Ma come a Nazaret… orecchi e occhi attenti e fissi e idee “fissate” su di sé.
Cristo e comunità sono un solo corpo… eppure, ogni tanto lo dimentichiamo…
Diversificazione nell’unità per l’edificazione del corpo.
Parole bellissime, intenti stupendi… ma azione difficile…
A Nazaret come a Corinto, nelle comunità grandi e piccole… quell’ oggi di Dio è ancora fermo a… ma, “non è il figlio di…”.
“se un membro soffre, tutte le membra soffrono insieme; se un membro è onorato, tutte le membra gioiscono con lui” (v. 26).
Dovremmo ricordare un po’ di più che siamo “corpo di Cristo”, in cui tutti dovrebbero sentirsi chiamati a “fare la propria parte”, con umiltà, solidarietà, nello spirito dell’unità a Cristo e complementarietà tra le membra… ma forse ancora abbiamo bisogno di affinare occhi e orecchi alla Parola.
Senza i carismi di tutti la comunità non può sussistere, ma forse occorre ancora fare esercizio di carità e di ascolto.
Per annunciare il Vangelo occorre una comunità viva, in ascolto attivo della Parola, una comunità che diventa parola testimoniata non solo “detta”.

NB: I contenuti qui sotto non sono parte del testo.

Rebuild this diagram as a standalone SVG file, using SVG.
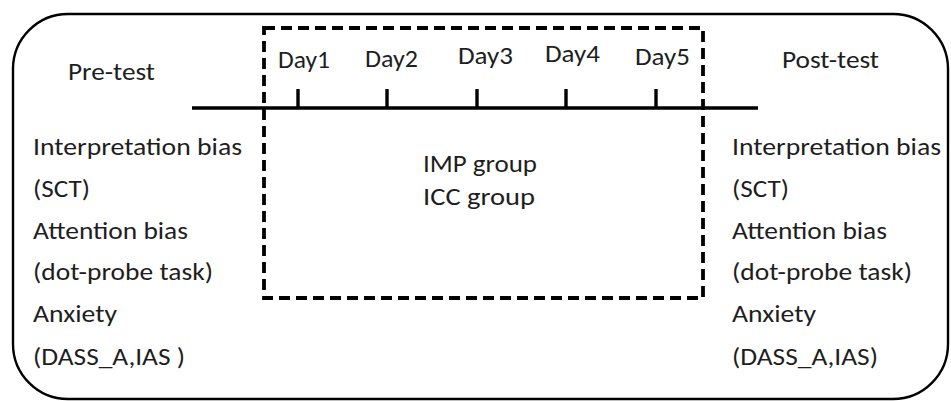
<svg xmlns="http://www.w3.org/2000/svg" width="951" height="401" viewBox="0 0 951 401">
<style>
text{font-family:"Carlito","Lato","Liberation Sans",sans-serif;font-size:25.5px;font-weight:400;fill:#1e1e1e}
.frame{fill:none;stroke:#000;stroke-width:2.4}
.dash{fill:none;stroke:#000;stroke-width:3.8;stroke-dasharray:11 6}
.line{stroke:#000;stroke-width:3.4;fill:none}
</style>
<rect width="951" height="401" fill="#fff"/>
<g id="outer-frame"><rect class="frame" x="13" y="14" width="935" height="385" rx="55" ry="55"/></g>
<g id="intervention-box"><rect class="dash" x="264" y="28" width="439" height="270"/></g>
<g id="connectors">
<line class="line" x1="192" y1="108" x2="758" y2="108"/>
<line class="line" x1="298" y1="89" x2="298" y2="108"/>
<line class="line" x1="387" y1="89" x2="387" y2="108"/>
<line class="line" x1="477" y1="89" x2="477" y2="108"/>
<line class="line" x1="566" y1="89" x2="566" y2="108"/>
<line class="line" x1="656" y1="89" x2="656" y2="108"/>
</g>
<g id="pre-test">
<text x="68" y="80" textLength="87" lengthAdjust="spacingAndGlyphs">Pre-test</text>
<text x="33" y="155" textLength="209" lengthAdjust="spacingAndGlyphs">Interpretation bias</text>
<text x="33" y="197" textLength="57" lengthAdjust="spacingAndGlyphs">(SCT)</text>
<text x="33" y="239" textLength="155" lengthAdjust="spacingAndGlyphs">Attention bias</text>
<text x="33" y="280" textLength="180" lengthAdjust="spacingAndGlyphs">(dot-probe task)</text>
<text x="33" y="322" textLength="84" lengthAdjust="spacingAndGlyphs">Anxiety</text>
<text x="33" y="365" textLength="152" lengthAdjust="spacingAndGlyphs">(DASS_A,IAS )</text>
</g>
<g id="days">
<text x="278" y="68" textLength="52" lengthAdjust="spacingAndGlyphs">Day1</text>
<text x="365" y="67" textLength="53" lengthAdjust="spacingAndGlyphs">Day2</text>
<text x="458" y="64" textLength="55" lengthAdjust="spacingAndGlyphs">Day3</text>
<text x="545" y="62" textLength="55" lengthAdjust="spacingAndGlyphs">Day4</text>
<text x="635" y="65" textLength="55" lengthAdjust="spacingAndGlyphs">Day5</text>
</g>
<g id="groups">
<text x="423" y="172" textLength="114" lengthAdjust="spacingAndGlyphs">IMP group</text>
<text x="423" y="205" textLength="112" lengthAdjust="spacingAndGlyphs">ICC group</text>
</g>
<g id="post-test">
<text x="782" y="68" textLength="97" lengthAdjust="spacingAndGlyphs">Post-test</text>
<text x="732" y="155" textLength="209" lengthAdjust="spacingAndGlyphs">Interpretation bias</text>
<text x="732" y="197" textLength="57" lengthAdjust="spacingAndGlyphs">(SCT)</text>
<text x="732" y="239" textLength="155" lengthAdjust="spacingAndGlyphs">Attention bias</text>
<text x="732" y="280" textLength="180" lengthAdjust="spacingAndGlyphs">(dot-probe task)</text>
<text x="732" y="322" textLength="84" lengthAdjust="spacingAndGlyphs">Anxiety</text>
<text x="732" y="365" textLength="146" lengthAdjust="spacingAndGlyphs">(DASS_A,IAS)</text>
</g>
</svg>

Solo con la Parola nella mente e nel cuore, possiamo diventare quell’ “oggi” di Dio, per poter proclamare come il salmista: “Signore mia roccia e mio redentore” (salmo), la tua legge è perfetta, rinfranca e rende saggio il semplice.
Facciamo nostre le parole di Benedetto XVI “Prima di parlare di Dio e con Dio, occorre ascoltarlo, e la liturgia della Chiesa è la “scuola” di questo ascolto del Signore che ci parla.
Infine, ci dice che ogni momento può divenire un “oggi” favorevole per la nostra conversione.
Ogni giorno può diventare l’oggi salvifico, perché la salvezza è storia che continua per la Chiesa e per ciascun discepolo di Cristo.
Questo è il senso cristiano del carpe diem”.